Account Name CINC AAF Rights Offering A

SWIFT    BOFAUS3N

Reference Line    LILA Rights Offering and your 11-digit Computershare Account Number

If you do not include your 11-digit Computershare Account Number in the reference line of your wire we will not be able to match your wire to your Rights Exercise and your Rights Exercise would not be accepted into this offer.

 

7.

SPECIAL PROVISIONS RELATING TO THE DELIVERY OF CLASS C RIGHTS THROUGH THE DEPOSITORY TRUST COMPANY.

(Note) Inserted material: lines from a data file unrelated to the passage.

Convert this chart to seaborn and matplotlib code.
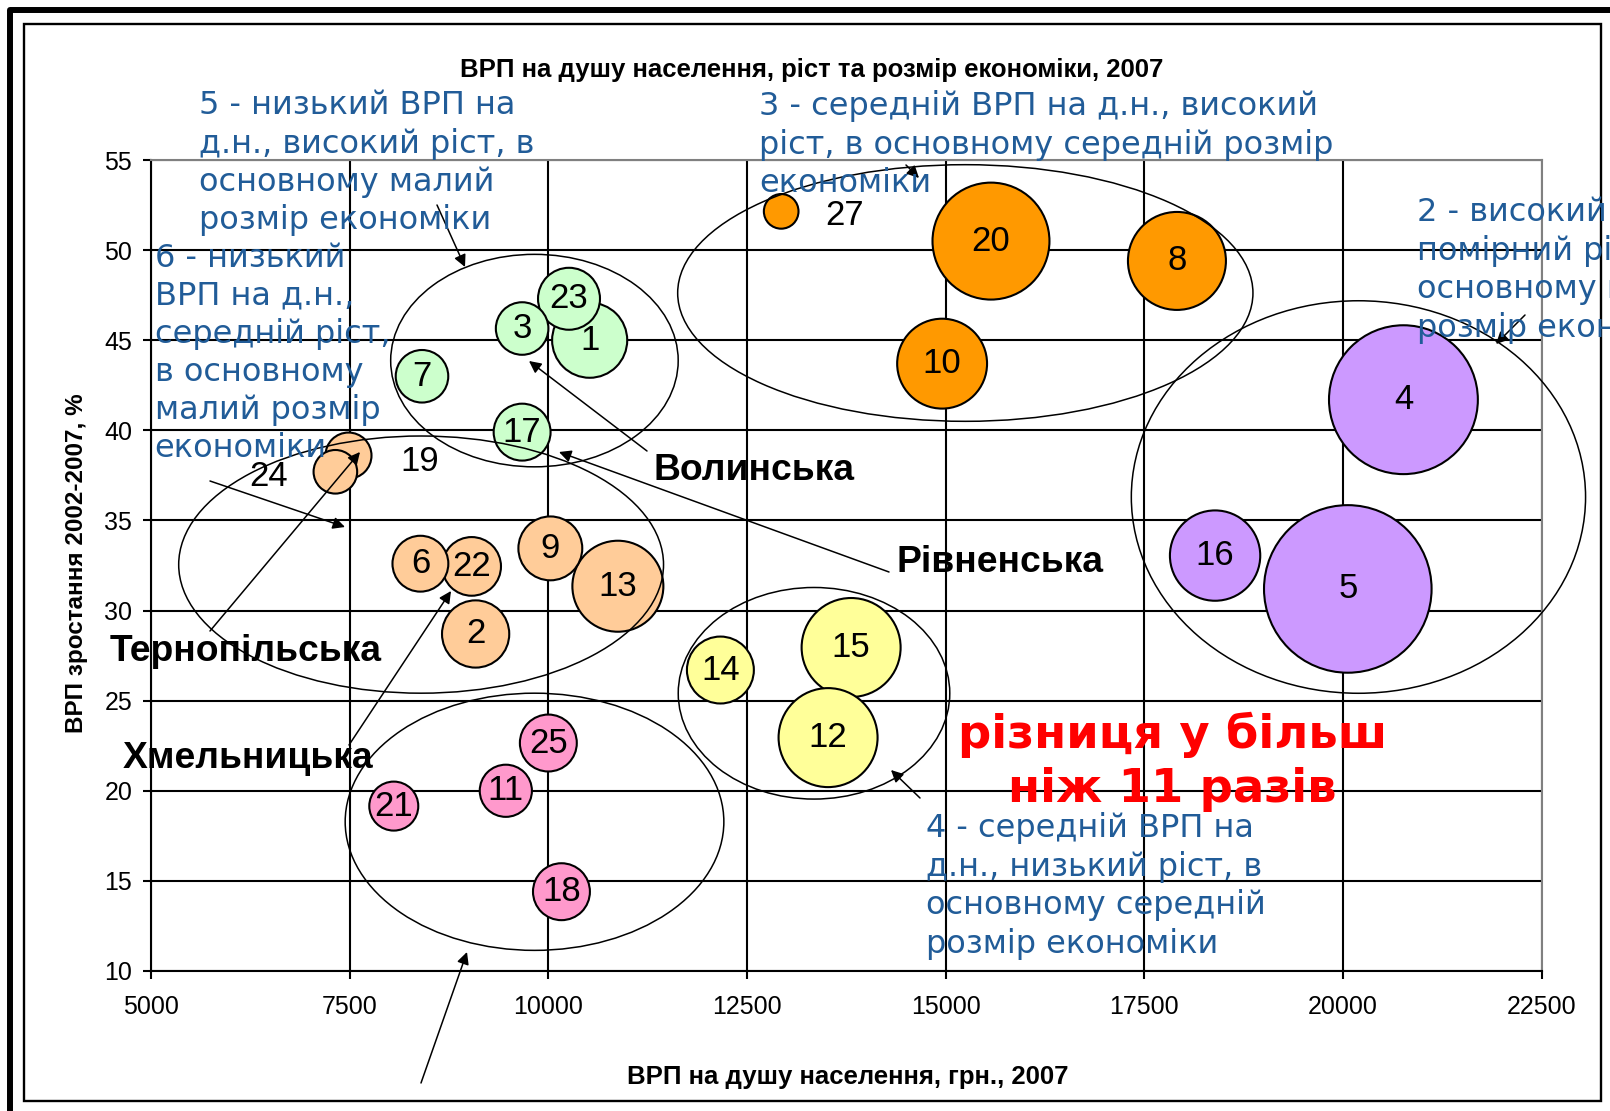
import numpy as np
import pandas as pd
import matplotlib.pyplot as plt
import seaborn as sns
from matplotlib.patches import Ellipse, Rectangle
from matplotlib.lines import Line2D

# Дані: номер регіону, ВРП на д.н. (грн), ріст 2002-2007 (%), розмір економіки (відн.), кластер
region = [27, 20, 8, 10, 4, 16, 5, 23, 3, 1, 7, 17, 19, 24, 6, 22, 9, 13, 2, 14, 15, 12, 25, 11, 21, 18]
grp_pc = [12930, 15570, 17910, 14955, 20760, 18390, 20060, 10260, 9670, 10520, 8410, 9670, 7485,
          7320, 8390, 9035, 10025, 10875, 9085, 12165, 13810, 13520, 10000, 9465, 8055, 10165]
growth = [52.15, 50.5, 49.4, 43.7, 41.7, 33.05, 31.2, 47.3, 45.65, 45.0, 43.0, 39.9, 38.6,
          37.7, 32.6, 32.45, 33.45, 31.35, 28.7, 26.7, 27.95, 22.95, 22.65, 20.0, 19.15, 14.4]
econ_size = [3.0, 34.2, 24.0, 20.2, 55.4, 20.4, 70.2, 9.6, 6.9, 14.1, 6.9, 8.1, 5.3,
             4.75, 7.8, 8.6, 10.2, 20.7, 11.3, 11.2, 24.5, 24.5, 8.1, 6.8, 6.0, 8.1]
cluster = ["3", "3", "3", "3", "2", "2", "2", "5", "5", "5", "5", "5", "6",
           "6", "6", "6", "6", "6", "6", "4", "4", "4", "1", "1", "1", "1"]

palette = {"1": "#FF99CC", "2": "#CC99FF", "3": "#FF9900",
           "4": "#FFFF99", "5": "#CCFFCC", "6": "#FFCC99"}

x_ticks = np.arange(5000, 22501, 2500)
y_ticks = np.arange(10, 56, 5)

title = "ВРП на душу населення, ріст та розмір економіки, 2007"
x_label = "ВРП на душу населення, грн., 2007"
y_label = "ВРП зростання 2002-2007, %"

W, H = 1610, 1111
def fx(px):
    return px / W
def fy(py):
    return 1 - py / H

sns.set_style("white")
plt.rcParams['font.family'] = ['Liberation Sans', 'DejaVu Sans']
plt.rcParams['text.color'] = 'black'
plt.rcParams['axes.labelcolor'] = 'black'
plt.rcParams['xtick.color'] = 'black'
plt.rcParams['ytick.color'] = 'black'

fig = plt.figure(figsize=(W / 100, H / 100), dpi=100)
ax = fig.add_axes([fx(151), fy(971), fx(1541.7) - fx(151), fy(160) - fy(971)])

df = pd.DataFrame({"region": region, "grp": grp_pc, "growth": growth,
                   "size": econ_size, "cluster": cluster})
df = df.sort_values("size", ascending=False)  # великі бульбашки позаду

k = (2 * 10 * 72 / 100) ** 2  # площа маркера в pt^2 на одиницю розміру
smin, smax = df["size"].min(), df["size"].max()
sns.scatterplot(data=df, x="grp", y="growth", hue="cluster", palette=palette,
                size="size", sizes=(smin * k, smax * k), size_norm=(smin, smax),
                edgecolor="black", linewidth=1.5, legend=False, ax=ax, zorder=3)

# підписи бульбашок
outside = {27: (44, -14, "left"), 19: (52, -15, "left"), 24: (-47, -14, "right")}
for _, r in df.iterrows():
    lab = str(int(r["region"]))
    if int(r["region"]) in outside:
        dx, dy, ha = outside[int(r["region"])]
        ax.annotate(lab, (r["grp"], r["growth"]), xytext=(dx, dy), textcoords="offset pixels",
                    ha=ha, va="baseline", fontsize=25, color="black", zorder=6)
    else:
        ax.text(r["grp"], r["growth"], lab, ha="center", va="center", fontsize=25,
                color="black", zorder=6)

# еліпси груп
groups = [(9825, 43.87, 3618, 11.79), (15247, 47.62, 7239, 14.24), (20194, 36.3, 5716, 21.78),
          (13343, 25.41, 3417, 11.74), (8399, 32.55, 6101, 14.27), (9826, 18.28, 4765, 14.27)]
for cx, cy, w, h in groups:
    ax.add_patch(Ellipse((cx, cy), w, h, fill=False, ec="black", lw=1.1, clip_on=False, zorder=4))

ax.set_xlim(5000, 22500)
ax.set_ylim(10, 55)
ax.set_xticks(x_ticks)
ax.set_yticks(y_ticks)
ax.grid(True, color="black", lw=1.5)
ax.set_axisbelow(True)
for s in ["left", "bottom"]:
    ax.spines[s].set_color("black")
    ax.spines[s].set_linewidth(1.5)
for s in ["top", "right"]:
    ax.spines[s].set_color("#808080")
    ax.spines[s].set_linewidth(1.5)
ax.tick_params(bottom=True, left=True, direction="out", length=5.5, width=1.5,
               labelsize=18, color="black", labelcolor="black")
ax.tick_params(axis="x", pad=11.5)
ax.tick_params(axis="y", pad=8)

ax.set_xlabel(x_label, fontsize=18.5, fontweight="bold", color="black")
ax.xaxis.set_label_coords(fx(847.5), fy(1077), transform=fig.transFigure)
ax.xaxis.label.set_va("center")
ax.set_ylabel(y_label, fontsize=17.5, fontweight="bold", color="black")
ax.yaxis.set_label_coords(fx(76), fy(563), transform=fig.transFigure)
ax.yaxis.label.set_va("center")
fig.suptitle(title, x=fx(812), y=fy(69.5), va="center", fontsize=18.5, fontweight="bold",
             color="black")

# рамки
fig.add_artist(Line2D([fx(10.3), fx(10.3), 1], [0, fy(10.3), fy(10.3)], color="black",
                      lw=4.3, transform=fig.transFigure))
fig.add_artist(Rectangle((fx(23.8), fy(1101)), fx(1601) - fx(23.8), fy(23.8) - fy(1101),
                         fill=False, ec="black", lw=1.7, transform=fig.transFigure))

# описи груп (y - базова лінія останнього рядка)
blue = "#215C98"
notes = [
    (199, 229.3, "5 - низький ВРП на\nд.н., високий ріст, в\nосновному малий\nрозмір економіки"),
    (759, 191.5, "3 - середній ВРП на д.н., високий\nріст, в основному середній розмір\nекономіки"),
    (154.6, 456.7, "6 - низький\nВРП на д.н.,\nсередній ріст,\nв основному\nмалий розмір\nекономіки"),
    (1417, 336.7, "2 - високий ВРП на д.н.,\nпомірний ріст, в\nосновному великий\nрозмір економіки"),
    (925.5, 952.9, "4 - середній ВРП на\nд.н., низький ріст, в\nосновному середній\nрозмір економіки"),
]
for x, y, t in notes:
    fig.text(fx(x), fy(y), t, fontsize=23, color=blue, family=["DejaVu Sans"],
             va="baseline", ha="left", linespacing=1.267)

fig.text(fx(1172.4), fy(802.4), "різниця у більш\nніж 11 разів", fontsize=33.5, color="red",
         family=["DejaVu Sans"], fontweight="bold", ha="center", va="baseline",
         multialignment="center", linespacing=1.26)

oblasts = [(653, 480, "Волинська"), (896, 572.3, "Рівненська"),
           (109.7, 661.2, "Тернопільська"), (122.4, 768, "Хмельницька")]
for x, y, t in oblasts:
    fig.text(fx(x), fy(y), t, fontsize=26.8, fontweight="bold", va="baseline", ha="left",
             color="black")

# стрілки
arrows = [(437, 205, 465, 267), (647, 451, 529, 361), (889, 572, 559, 452),
          (210, 481, 345, 527), (210, 631, 360, 452), (349, 745, 451, 591),
          (421, 1083, 467, 952), (920, 798, 891, 770), (906, 165, 919, 178),
          (1525, 315, 1496, 344)]
for x0, y0, x1, y1 in arrows:
    ax.annotate("", xy=(x1, H - y1), xytext=(x0, H - y0), xycoords="figure pixels",
                textcoords="figure pixels", annotation_clip=False,
                arrowprops=dict(arrowstyle="-|>", color="black", lw=1.1,
                                mutation_scale=18, shrinkA=0, shrinkB=0))

fig.savefig("out.png", dpi=100)
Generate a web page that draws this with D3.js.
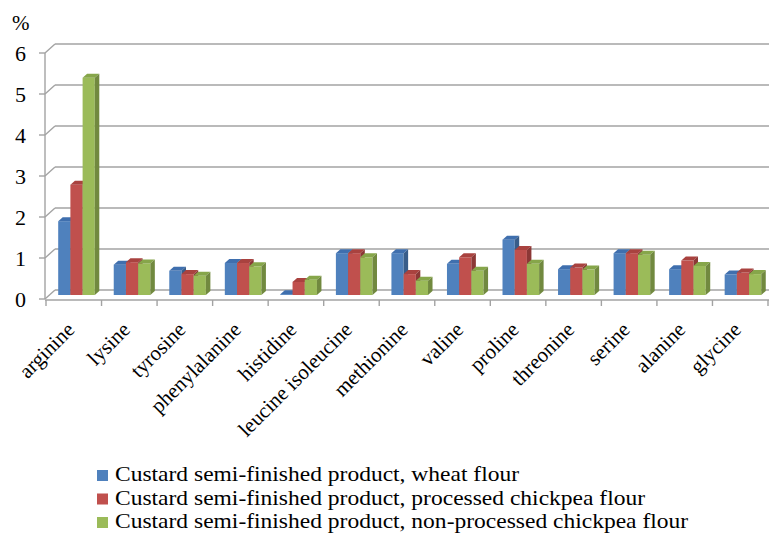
<!DOCTYPE html>
<html>
<head>
<meta charset="utf-8">
<script src="https://cdn.jsdelivr.net/npm/d3@7"></script>
<style>
  body { margin: 0; background: #fff; }
</style>
</head>
<body>
<svg id="chart"></svg>
<script>
// amino acid categories
const categories = ["arginine", "lysine", "tyrosine", "phenylalanine", "histidine",
    "leucine isoleucine", "methionine", "valine", "proline", "threonine",
    "serine", "alanine", "glycine"];

const seriesNames = [
    "Custard semi-finished product, wheat flour",
    "Custard semi-finished product, processed chickpea flour",
    "Custard semi-finished product, non-processed chickpea flour"
];

// values (%)
const wheatFlour     = [1.80, 0.74, 0.59, 0.78, 0.02, 1.02, 1.02, 0.76, 1.35, 0.63, 1.02, 0.63, 0.50];
const processedPea   = [2.69, 0.80, 0.51, 0.78, 0.32, 1.02, 0.51, 0.92, 1.10, 0.67, 1.02, 0.84, 0.55];
const unprocessedPea = [5.30, 0.77, 0.47, 0.70, 0.37, 0.92, 0.35, 0.59, 0.76, 0.62, 0.98, 0.71, 0.51];

const yTicks = [0, 1, 2, 3, 4, 5, 6];

const series = [wheatFlour, processedPea, unprocessedPea];
const colors = [
    { front: "#4f81bd", top: "#3f6fae", side: "#385d8a" },
    { front: "#c0504d", top: "#a9423f", side: "#8c3836" },
    { front: "#9bbb59", top: "#86a64a", side: "#71893f" }
];

const serif = "'Liberation Serif', 'Times New Roman', 'DejaVu Serif', serif";

const width = 769, height = 533;
const svg = d3.select("#chart")
    .attr("width", width)
    .attr("height", height)
    .attr("font-family", serif);

// front plane of the 3d box
const left = 45, right = 768;
const xScale = d3.scaleBand().domain(categories).range([46, right]).padding(0);
const yScale = d3.scaleLinear().domain([0, 6]).range([299, 53]);

// depth of the floor / walls
const wallDx = 10, wallDy = -9;
// bars sit part way into the box
const barDx = 4.5, barDy = -4;
const barW = 12.2, barOffset = 12.2;

const grid = svg.append("g").attr("stroke", "#a3a3a3").attr("stroke-width", 1.4).attr("fill", "none");

// back wall gridlines + diagonal on the side wall + small ticks
yTicks.forEach(v => {
    let y = yScale(v);
    grid.append("line").attr("x1", left + wallDx).attr("x2", width).attr("y1", y + wallDy).attr("y2", y + wallDy);
    grid.append("line").attr("x1", left).attr("x2", left + wallDx).attr("y1", y).attr("y2", y + wallDy);
    grid.append("line").attr("x1", left - 6).attr("x2", left).attr("y1", y).attr("y2", y);
});

// vertical axis line and front floor edge
grid.append("line").attr("x1", left).attr("x2", left).attr("y1", yScale(6)).attr("y2", yScale(0));
grid.append("line").attr("x1", left).attr("x2", width).attr("y1", yScale(0) + 1).attr("y2", yScale(0) + 1);

// category ticks on the front edge
categories.concat([null]).forEach((c, i) => {
    let x = 46 + i * xScale.bandwidth();
    grid.append("line").attr("x1", x).attr("x2", x).attr("y1", yScale(0) + 1).attr("y2", yScale(0) + 7);
});

// y axis labels
svg.append("g").selectAll("text")
    .data(yTicks)
    .join("text")
    .attr("x", 26)
    .attr("y", d => yScale(d) + 8)
    .attr("text-anchor", "end")
    .style("font-family", serif)
    .style("font-size", "22px")
    .text(d => d);

svg.append("text")
    .attr("x", 12)
    .attr("y", 30)
    .style("font-family", serif)
    .style("font-size", "21px")
    .text("%");

// 3d bars
const bars = svg.append("g");
categories.forEach((cat, ci) => {
    series.forEach((vals, si) => {
        let v = vals[ci];
        let x0 = xScale(cat) + barOffset + si * barW;
        let x1 = x0 + barW;
        let yb = yScale(0) + barDy;
        let yt = yScale(v) + barDy;
        let c = colors[si];

        // front face
        bars.append("rect")
            .attr("x", x0)
            .attr("y", yt)
            .attr("width", barW)
            .attr("height", Math.max(0, yb - yt))
            .attr("fill", c.front);

        // top face
        bars.append("path")
            .attr("d", `M${x0},${yt}L${x0 + barDx},${yt + barDy}L${x1 + barDx},${yt + barDy}L${x1},${yt}Z`)
            .attr("fill", c.top);

        // side face
        bars.append("path")
            .attr("d", `M${x1},${yt}L${x1 + barDx},${yt + barDy}L${x1 + barDx},${yb + barDy}L${x1},${yb}Z`)
            .attr("fill", c.side);
    });
});

// rotated category labels
svg.append("g").selectAll("text")
    .data(categories)
    .join("text")
    .attr("text-anchor", "end")
    .attr("transform", d => `translate(${xScale(d) + xScale.bandwidth() / 2 + 2},331) rotate(-45)`)
    .style("font-family", serif)
    .style("font-size", "21px")
    .text(d => d);

// legend
const legend = svg.append("g");
seriesNames.forEach((name, i) => {
    let y = 481 + i * 23.5;
    legend.append("rect")
        .attr("x", 97)
        .attr("y", y - 11)
        .attr("width", 11)
        .attr("height", 11)
        .attr("fill", colors[i].front);
    legend.append("text")
        .attr("transform", `translate(115,${y}) scale(1.12,1)`)
        .style("font-family", serif)
        .style("font-size", "21px")
        .text(name);
});
</script>
</body>
</html>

If you are a broker, a dealer, a trustee or a depositary for securities who holds Class A Common Shares, Class B Common Shares or Class C Common Shares for the account of others as a nominee holder, you may, upon proper showing to the Subscription Agent, exercise your beneficial owners’ Basic Subscription Privilege and Oversubscription Privilege through The Depository Trust Company (“DTC”). You may exercise Class C Rights held through DTC through DTC’s PSOP Function on the “agents subscription over PTS” procedures and instructing DTC to charge the applicable DTC account for the Subscription Price and to deliver such amount to the Subscription Agent. DTC must receive the subscription instructions and payment for the new shares by the Expiration Time unless guaranteed delivery procedures are utilized.